False or not, the Gulf of Tonkin incident, as it became known, led to passage by Congress of a joint resolution, the Southeast Asia Resolution, that gave then-President Lyndon Johnson the authority to order military operations against “communist aggression” anywhere in Southeast Asia—North Vietnam in particular—without having to ask for a formal declaration of war.  Today, most people believe that Johnson deliberately used the Gulf of Tonkin incident, both the real and phantom versions, to escalate into an all-out war what had been merely a simmering conflict between America and North Vietnam over the fate of America’s ally, South Vietnam.  Certainly the conflict did escalate into a war that lasted more than a decade and resulted in the deaths of more than 58,000 American servicemen.
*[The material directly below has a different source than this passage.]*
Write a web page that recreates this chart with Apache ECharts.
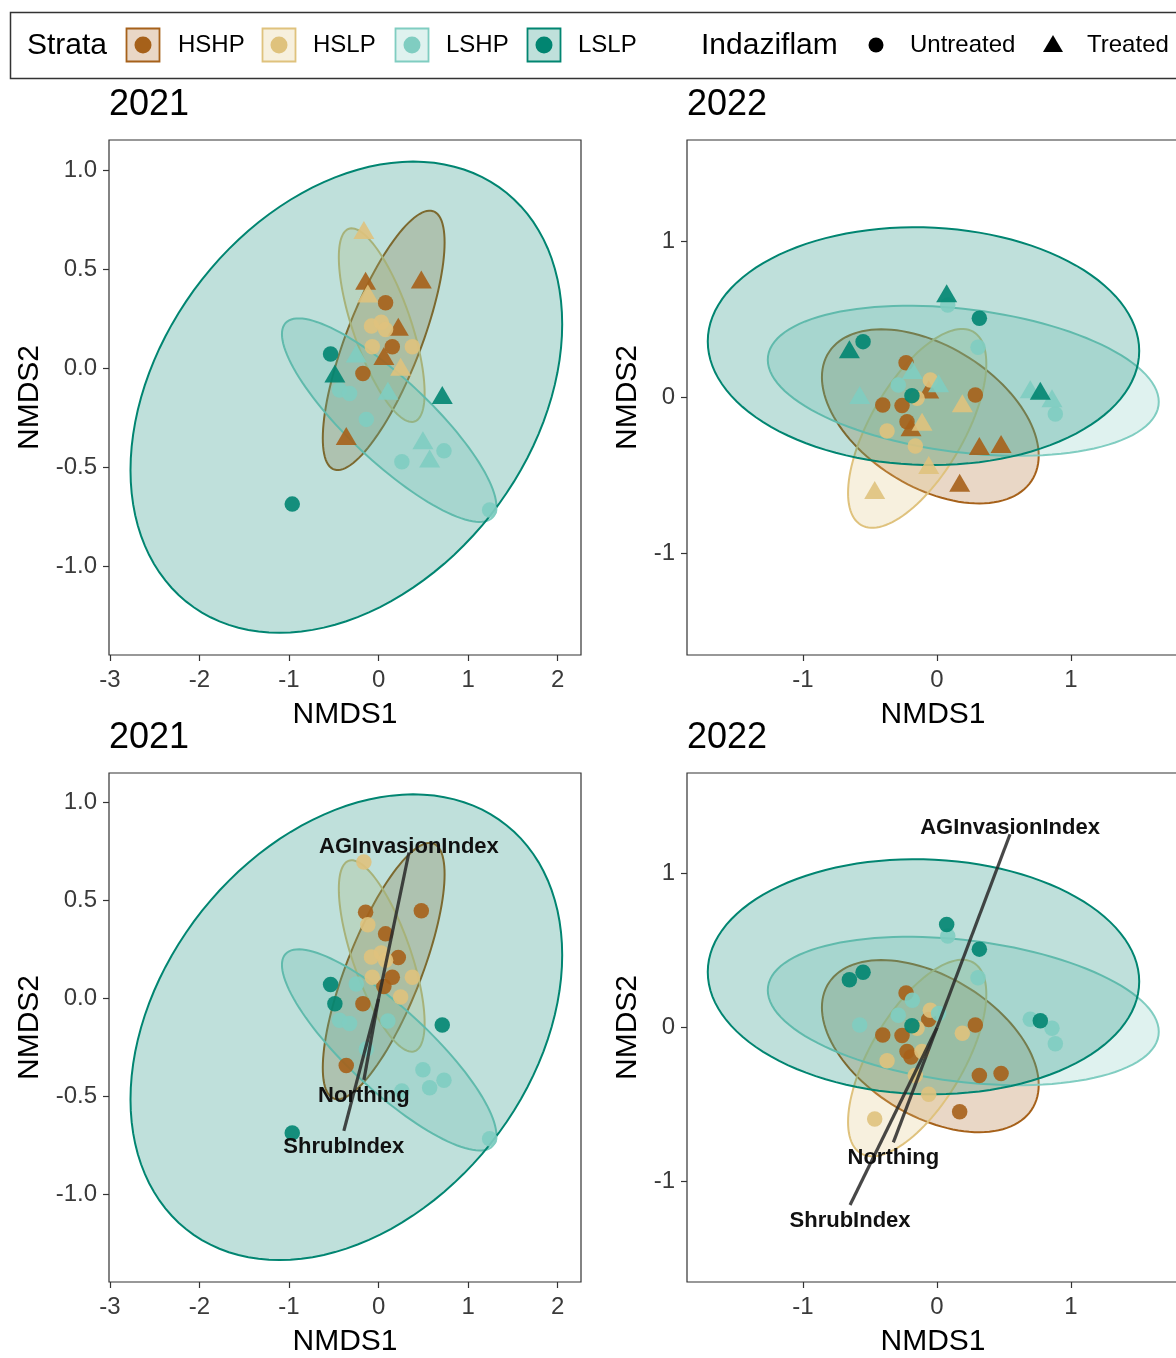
<!DOCTYPE html>
<html><head><meta charset="utf-8">
<script src="https://cdn.jsdelivr.net/npm/echarts@6/dist/echarts.min.js"></script>
<style>html,body{margin:0;padding:0;background:#fff;overflow:hidden;width:1176px;height:1358px}#chart{width:1200px;height:1358px}</style>
</head><body><div id="chart"></div>
<script>
// ---------- data ----------
const strata = ['HSHP', 'HSLP', 'LSHP', 'LSLP'];
const strataColors = ['#A6611A', '#DFC27D', '#80CDC1', '#018571'];
const treatments = ['Untreated', 'Treated'];
const panelTitles = ['2021', '2022', '2021', '2022'];

// ellipses: [centerX, centerY, halfWidth, halfHeight, correlation], strata order
const ellipses2021 = [
  [0.057, 0.140, 0.680, 0.655, 0.755],
  [0.035, 0.217, 0.479, 0.489, -0.70],
  [0.118, -0.263, 1.197, 0.514, -0.845],
  [-0.360, -0.147, 2.41, 1.19, 0.31]
];
const ellipses2022 = [
  [-0.050, -0.121, 0.809, 0.558, -0.45],
  [-0.148, -0.198, 0.516, 0.637, 0.65],
  [0.196, 0.107, 1.459, 0.481, -0.28],
  [-0.101, 0.329, 1.610, 0.762, -0.04]
];

// 2021 site scores
const hshp2021Untreated = [[0.078, 0.330], [0.153, 0.108], [-0.175, -0.027]];
const hshp2021Treated = [[-0.145, 0.441], [0.477, 0.448], [0.220, 0.209], [0.059, 0.061], [-0.361, -0.343]];
const hslp2021Untreated = [[-0.080, 0.212], [0.030, 0.232], [0.078, 0.195], [-0.070, 0.108], [0.377, 0.108]];
const hslp2021Treated = [[-0.164, 0.697], [-0.120, 0.377], [0.246, 0.007]];
const lshp2021Untreated = [[-0.436, -0.111], [-0.324, -0.128], [-0.137, -0.259], [0.260, -0.473], [0.730, -0.418], [1.240, -0.717]];
const lshp2021Treated = [[-0.249, 0.074], [0.104, -0.115], [0.495, -0.364], [0.570, -0.456]];
const lslp2021Untreated = [[-0.536, 0.071], [-0.964, -0.687]];
const lslp2021Treated = [[-0.488, -0.027], [0.711, -0.136]];

// 2022 site scores
const hshp2022Untreated = [[-0.231, 0.223], [-0.405, -0.048], [-0.261, -0.052], [-0.224, -0.155], [0.286, 0.016]];
const hshp2022Treated = [[-0.062, 0.052], [-0.194, -0.191], [0.316, -0.311], [0.478, -0.298], [0.169, -0.546]];
const hslp2022Untreated = [[-0.050, 0.112], [-0.149, -0.005], [-0.373, -0.215], [-0.162, -0.311]];
const hslp2022Treated = [[0.189, -0.037], [-0.112, -0.155], [-0.062, -0.433], [-0.465, -0.593]];
const lshp2022Untreated = [[0.080, 0.593], [0.306, 0.322], [-0.289, 0.080], [0.883, -0.106]];
const lshp2022Treated = [[-0.184, 0.176], [0.012, 0.091], [-0.577, 0.016], [0.696, 0.053], [0.858, -0.005]];
const lslp2022Untreated = [[0.316, 0.508], [-0.552, 0.358], [-0.187, 0.012]];
const lslp2022Treated = [[0.072, 0.668], [-0.654, 0.309], [0.771, 0.044]];

// environmental vectors (endpoints)
const vectorNames = ['AGInvasionIndex', 'Northing', 'ShrubIndex'];
const vectors2021 = [[0.339, 0.746], [-0.164, -0.416], [-0.388, -0.677]];
const vectors2022 = [[0.545, 1.253], [-0.326, -0.745], [-0.649, -1.151]];

// axis ticks
const xTicks2021 = [-3, -2, -1, 0, 1, 2];
const yTicks2021 = [-1.0, -0.5, 0.0, 0.5, 1.0];
const xTicks2022 = [-1, 0, 1];
const yTicks2022 = [-1, 0, 1];

// ---------- build ----------
const FONT = '"Liberation Sans", Arial, Helvetica, sans-serif';
function rgba(hex, a) {
  const n = parseInt(hex.slice(1), 16);
  return 'rgba(' + (n >> 16 & 255) + ',' + (n >> 8 & 255) + ',' + (n & 255) + ',' + a + ')';
}
const pts2021 = [[hshp2021Untreated, hshp2021Treated], [hslp2021Untreated, hslp2021Treated], [lshp2021Untreated, lshp2021Treated], [lslp2021Untreated, lslp2021Treated]];
const pts2022 = [[hshp2022Untreated, hshp2022Treated], [hslp2022Untreated, hslp2022Treated], [lshp2022Untreated, lshp2022Treated], [lslp2022Untreated, lslp2022Treated]];

const grids = [
  { left: 109, top: 140, width: 472, height: 515 },
  { left: 687, top: 140, width: 492, height: 515 },
  { left: 109, top: 773, width: 472, height: 515 },
  { left: 687, top: 773, width: 492, height: 515 }
].map(g => Object.assign(g, { show: true, borderColor: '#333', borderWidth: 1.2, backgroundColor: 'transparent', containLabel: false }));

const ranges = [
  { x: [-3.01, 2.26], y: [-1.449, 1.152], xt: xTicks2021, yt: yTicks2021, yfmt: v => v.toFixed(1) },
  { x: [-1.866, 1.806], y: [-1.65, 1.65], xt: xTicks2022, yt: yTicks2022, yfmt: v => String(v) }
];

const xAxes = [], yAxes = [];
for (let i = 0; i < 4; i++) {
  const r = ranges[i % 2];
  xAxes.push({
    type: 'value', gridIndex: i, min: r.x[0], max: r.x[1],
    axisLine: { show: false, onZero: false },
    splitLine: { show: false },
    axisTick: { show: true, customValues: r.xt, length: 6, lineStyle: { color: '#333', width: 1.2 } },
    axisLabel: { customValues: r.xt, fontSize: 24, color: '#3a3a3a', margin: 13, fontFamily: FONT, formatter: v => String(v) },
    name: 'NMDS1', nameLocation: 'middle', nameGap: 45,
    nameTextStyle: { fontSize: 30, color: '#000', fontFamily: FONT }
  });
  yAxes.push({
    type: 'value', gridIndex: i, min: r.y[0], max: r.y[1],
    axisLine: { show: false, onZero: false },
    splitLine: { show: false },
    axisTick: { show: true, customValues: r.yt, length: 6, lineStyle: { color: '#333', width: 1.2 } },
    axisLabel: { customValues: r.yt, fontSize: 24, color: '#3a3a3a', margin: 12, fontFamily: FONT, formatter: r.yfmt },
    name: 'NMDS2', nameLocation: 'middle', nameGap: i % 2 === 0 ? 64 : 44, nameRotate: 90,
    nameTextStyle: { fontSize: 30, color: '#000', fontFamily: FONT }
  });
}

function ellipseSeries(idx, ells) {
  return {
    type: 'custom', xAxisIndex: idx, yAxisIndex: idx, z: 1, clip: true, silent: true,
    data: ells.map(e => e.slice()),
    encode: { x: 0, y: 1 },
    renderItem: function (params, api) {
      const cx = api.value(0), cy = api.value(1), hw = api.value(2), hh = api.value(3), rr = api.value(4);
      const s = Math.sqrt(1 - rr * rr);
      const pts = [];
      for (let k = 0; k < 120; k++) {
        const t = 2 * Math.PI * k / 120;
        pts.push(api.coord([cx + hw * Math.cos(t), cy + hh * (rr * Math.cos(t) + s * Math.sin(t))]));
      }
      const col = strataColors[params.dataIndex];
      return { type: 'polygon', shape: { points: pts }, style: { fill: rgba(col, 0.25), stroke: col, lineWidth: 2 } };
    }
  };
}

function pointSeries(idx, pts, useShapes) {
  const out = [];
  pts.forEach((pair, s) => {
    pair.forEach((arr, t) => {
      const tri = useShapes && t === 1;
      out.push({
        type: 'scatter', name: strata[s] + ' ' + treatments[t], xAxisIndex: idx, yAxisIndex: idx, z: 2,
        data: arr, symbol: tri ? 'triangle' : 'circle', symbolSize: tri ? [21, 18] : 15.5,
        itemStyle: { color: strataColors[s], opacity: 0.9 }, silent: true
      });
    });
  });
  return out;
}

function vectorSeries(idx, vecs) {
  return {
    type: 'custom', xAxisIndex: idx, yAxisIndex: idx, z: 3, silent: true,
    data: vecs.map(v => v.slice()),
    encode: { x: 0, y: 1 },
    renderItem: function (params, api) {
      const vx = api.value(0), vy = api.value(1);
      const p0 = api.coord([0, 0]);
      const p1 = api.coord([vx, vy]);
      return {
        type: 'group', children: [
          { type: 'line', shape: { x1: p0[0], y1: p0[1], x2: p1[0], y2: p1[1] }, style: { stroke: 'rgba(40,40,40,0.85)', lineWidth: 3.2 } },
          { type: 'text', x: p1[0], y: p1[1] + (vy > 0 ? -6 : 16), z2: 10,
            style: { text: vectorNames[params.dataIndex], font: 'bold 22px ' + FONT, fill: '#111', align: 'center', verticalAlign: 'middle' } }
        ]
      };
    }
  };
}

const series = [];
series.push(ellipseSeries(0, ellipses2021));
series.push(...pointSeries(0, pts2021, true));
series.push(ellipseSeries(1, ellipses2022));
series.push(...pointSeries(1, pts2022, true));
series.push(ellipseSeries(2, ellipses2021));
series.push(...pointSeries(2, pts2021, false));
series.push(vectorSeries(2, vectors2021));
series.push(ellipseSeries(3, ellipses2022));
series.push(...pointSeries(3, pts2022, false));
series.push(vectorSeries(3, vectors2022));

const titles = grids.map((g, i) => ({
  text: panelTitles[i], left: g.left - 5, top: g.top - 58,
  textStyle: { fontSize: 36, fontWeight: 'normal', color: '#000', fontFamily: FONT }
}));

// legend drawn as graphic
const legendKeyX = [126, 262, 395, 527];
const legendTextX = [178, 313, 446, 578];
const graphic = [
  { type: 'rect', shape: { x: 10.5, y: 12.5, width: 1210, height: 66 }, style: { fill: '#fff', stroke: '#333', lineWidth: 1.5 }, z: 0 },
  { type: 'text', x: 27, y: 46, style: { text: 'Strata', font: '30px ' + FONT, fill: '#000', verticalAlign: 'middle' } },
  { type: 'text', x: 701, y: 46, style: { text: 'Indaziflam', font: '30px ' + FONT, fill: '#000', verticalAlign: 'middle' } },
  { type: 'circle', shape: { cx: 876, cy: 45, r: 7.5 }, style: { fill: '#000' } },
  { type: 'text', x: 910, y: 45, style: { text: treatments[0], font: '24px ' + FONT, fill: '#000', verticalAlign: 'middle' } },
  { type: 'polygon', shape: { points: [[1043, 52], [1063, 52], [1053, 35]] }, style: { fill: '#000' } },
  { type: 'text', x: 1087, y: 45, style: { text: treatments[1], font: '24px ' + FONT, fill: '#000', verticalAlign: 'middle' } }
];
strata.forEach((s, i) => {
  graphic.push({ type: 'rect', shape: { x: legendKeyX[i] + 0.5, y: 28.5, width: 33, height: 33 }, style: { fill: rgba(strataColors[i], 0.25), stroke: strataColors[i], lineWidth: 1.8 } });
  graphic.push({ type: 'circle', shape: { cx: legendKeyX[i] + 17, cy: 45, r: 8.5 }, style: { fill: strataColors[i] } });
  graphic.push({ type: 'text', x: legendTextX[i], y: 45, style: { text: s, font: '24px ' + FONT, fill: '#000', verticalAlign: 'middle' } });
});

const chart = echarts.init(document.getElementById('chart'), null, { renderer: 'canvas', width: 1200, height: 1358 });
chart.setOption({
  animation: false,
  backgroundColor: '#fff',
  title: titles,
  grid: grids,
  xAxis: xAxes,
  yAxis: yAxes,
  series: series,
  graphic: graphic
});
</script></body></html>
That said, it is a stretch to say that President Johnson manipulated the Gulf of Tonkin incident in order to intensify the conflict.  In 1964, Johnson’s primary concern was his domestic agenda, labeled “The Great Society” program, in which he planned to use the federal government to wage what he considered a far more important war—the war on poverty.  The last thing Johnson wanted was for public attention, let alone federal funds, to be directed anywhere else, especially the jungles of Vietnam.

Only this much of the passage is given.